Many people know parts of Robert Oppenheimer’s story, particularly his time at Los Alamos playing a significant role in the Manhattan Project. There are other parts of Oppenheimer that people are not as conscious of, until now.

Historian Jon Hunner will be discussing these lesser known aspects of Oppenheimer’s life during the upcoming Los Alamos Historical Society’s lecture at 7:30 p.m. Tuesday at Fuller Lodge. The lecture is free.

He will present what occurred when Oppenheimer first came to New Mexico, and the profound change that the West had upon him.

Hunner said Oppenheimer was born into a privileged family in New York. When he was older, he became very ill and spent a year recuperating from his illness. To ensure Oppenheimer fully recovered, he traveled to New Mexico.

“He loved it out here,” Hunner said.

Oppenheimer was changed; from a sheltered, naïve kid, he transformed into someone who loved to hop on a horse and ride up a mountain in a thunderstorm, Hunner said. It was more than just the landscape; New Mexico exposed Oppenheimer to different cultures, particularly Hispanic and Native American cultures, Hunner said.

As a result, Oppenheimer was impacted in several areas from his time out west. “(It) changed him physically, changed him intellectually,” Hunner said.

Plus, “His privileged (life) didn’t mean anything out here,” he added, “They just accepted him for who he was.”

This impact was not one-way; Hunner said Oppenheimer also had a large effect on New Mexico.

“In a broad view, he brought theoretical physics to the West,” Hunner said.

Plus, he brought the national laboratory to Los Alamos. Hunner said at one point, Oppenheimer said his two loves were physics and New Mexico and he wished he could join these two loves together. With the national laboratory in New Mexico, he was able to fulfill this wish.

Oppenheimer’s life is almost like a Greek tragedy, Hunner said. His work earned him a cover on Time magazine, being sought after by policymakers to presidents for his opinions and packed houses for his lectures.

“This is a person who was a celebrity in the early post-war period,” Hunner said. “People thought he could solve a lot of different things.”

He went from celebrated to broken. Oppenheimer went against the U.S. government’s philosophy of keeping nuclear weapons to themselves and suggested an alternative.

“Oppenheimer was one that addressed the issue of nuclear profileration … he wanted some kind of world-wide organization to administer and manage nuclear weapons,” Hunner said. “Because of the alternative path he proposed, his security clearance was removed. He was used as an example of what happens when you go against the main government policies.”
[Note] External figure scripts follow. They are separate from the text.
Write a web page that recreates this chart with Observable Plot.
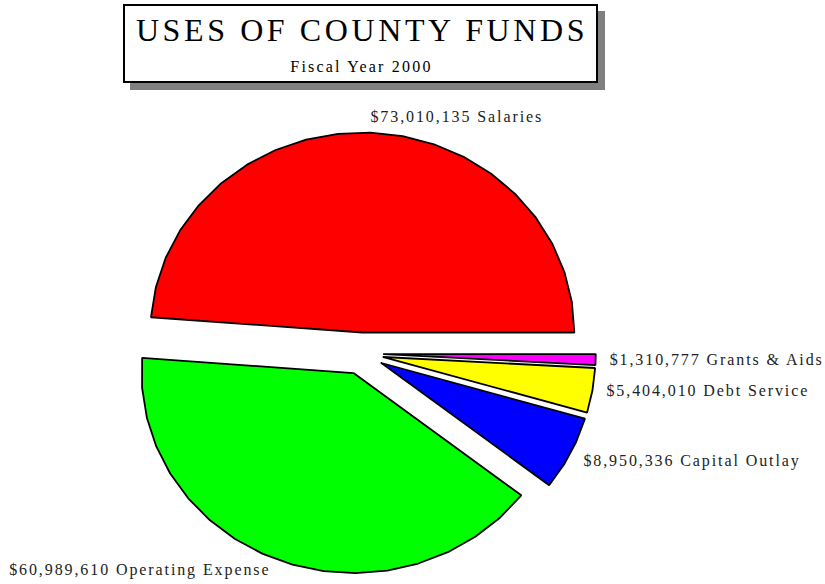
<!DOCTYPE html>
<html>
<head>
<meta charset="utf-8">
<script src="https://cdn.jsdelivr.net/npm/d3@7"></script>
<script src="https://cdn.jsdelivr.net/npm/@observablehq/plot@0.6"></script>
<style>
  html, body { margin: 0; padding: 0; background: #fff; }
  #hdr { position: relative; width: 825px; height: 90px; }
  #box { position: absolute; left: 123px; top: 4px; width: 475px; height: 79px; box-sizing: border-box;
         border: 2px solid #000; box-shadow: 7px 7px 0 #808080; background: #fff;
         font-family: "Liberation Serif", "Times New Roman", serif; color: #000; }
  #t1 { position: absolute; left: 0; right: 0; top: 7.5px; text-align: center; font-size: 32px; line-height: 32px;
        letter-spacing: 3.6px; padding-left: 3px; white-space: nowrap; }
  #t2 { position: absolute; left: 0; right: 0; top: 53px; text-align: center; font-size: 16px; line-height: 16px;
        letter-spacing: 2.2px; padding-left: 2px; white-space: nowrap; }
  #chart svg text { letter-spacing: 1.9px; }
</style>
</head>
<body>
<div id="hdr"><div id="box"><div id="t1">USES OF COUNTY FUNDS</div><div id="t2">Fiscal Year 2000</div></div></div>
<div id="chart"></div>
<script>
const categories = ["Salaries", "Operating Expense", "Capital Outlay", "Debt Service", "Grants & Aids"];
const amounts = [73010135, 60989610, 8950336, 5404010, 1310777];
const colors = ["#ff0000", "#00ff00", "#0000ff", "#ffff00", "#ff00ff"];

const total = d3.sum(amounts);
let acc = 0;
const slices = categories.map((name, i) => {
  const a0 = acc / total * 2 * Math.PI;
  acc += amounts[i];
  const a1 = acc / total * 2 * Math.PI;
  return {name, value: amounts[i], a0, a1, mid: (a0 + a1) / 2};
});

const EXPLODE = 0.105;
const STEP = 9 * Math.PI / 180;
const points = slices.flatMap(s => {
  const ox = EXPLODE * Math.cos(s.mid), oy = EXPLODE * Math.sin(s.mid);
  const n = Math.max(1, Math.ceil((s.a1 - s.a0) / STEP));
  const pts = [{name: s.name, x: ox, y: oy}];
  for (let k = 0; k <= n; k++) {
    const a = s.a0 + (s.a1 - s.a0) * k / n;
    pts.push({name: s.name, x: ox + Math.cos(a), y: oy + Math.sin(a)});
  }
  pts.push({name: s.name, x: ox, y: oy});
  return pts;
});

const labelText = d => "$" + d3.format(",")(d.value) + " " + d.name;
const lx = d => (1 + EXPLODE) * Math.cos(d.mid);
const ly = d => (1 + EXPLODE) * Math.sin(d.mid);
const textOpts = {x: lx, y: ly, text: labelText, fontSize: 16, fontFamily: "Liberation Serif", fill: "#222"};

const W = 825, H = 494, CX = 361, CY = 263, RX = 212, RY = 200;

const chart = Plot.plot({
  width: W,
  height: H,
  margin: 0,
  x: {domain: [-CX / RX, (W - CX) / RX], axis: null},
  y: {domain: [(CY - H) / RY, CY / RY], axis: null},
  color: {domain: categories, range: colors},
  marks: [
    Plot.line(points, {x: "x", y: "y", z: "name", fill: "name", stroke: "black", strokeWidth: 1.8, strokeLinejoin: "miter"}),
    Plot.text(slices.filter(d => d.name === "Salaries"), {...textOpts, textAnchor: "start", dy: -16}),
    Plot.text(slices.filter(d => d.name === "Operating Expense"), {...textOpts, textAnchor: "end", dx: -7, dy: 10}),
    Plot.text(slices.filter(d => d.name === "Capital Outlay"), {...textOpts, textAnchor: "start", dx: 13, dy: 7}),
    Plot.text(slices.filter(d => d.name === "Debt Service" || d.name === "Grants & Aids"), {...textOpts, textAnchor: "start", dx: 14, dy: 0})
  ]
});
document.getElementById("chart").appendChild(chart);
</script>
</body>
</html>
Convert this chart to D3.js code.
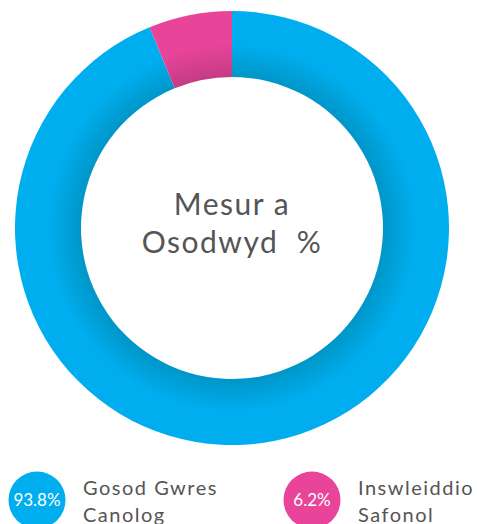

Hunner explained he became interested in the nation’s nuclear history because of his father. Hunner said he was an officer at Manzano Air Force Base in Albuquerque, which stored nuclear weapons. “I was always interested in nuclear weapons,” Hunner said.

When he was doing his graduate work, Hunner became interested in Los Alamos. His professor recommended he write about someone who impacted the West, and Hunner said he immediately thought of  Oppenheimer.

“This is a very key figure in the 20th century and he needs to known about,” Hunner said.

He explained, his upcoming book about Oppenheimer, is titled “Dr. J. Robert Oppenheimer, The Cold War, and the Atomic West.” This is Hunner’s second time coming to Los Alamos to speak about its history. Four or five years ago, he spoke at Fuller Lodge about his other book, “Inventing Los Alamos: The Growth of an Atomic Community.”  To speak in Fuller Lodge, where the people he wrote about ate, danced and had parties, was a big deal for Hunner. “It was a special night for me,” he said.

In regards to his upcoming visit, “I’m looking forward to coming up and addressing the people of Los Alamos,” he said. “(I’m) definitely looking forward to coming up and talking about the person responsible for Los Alamos National Laboratory.”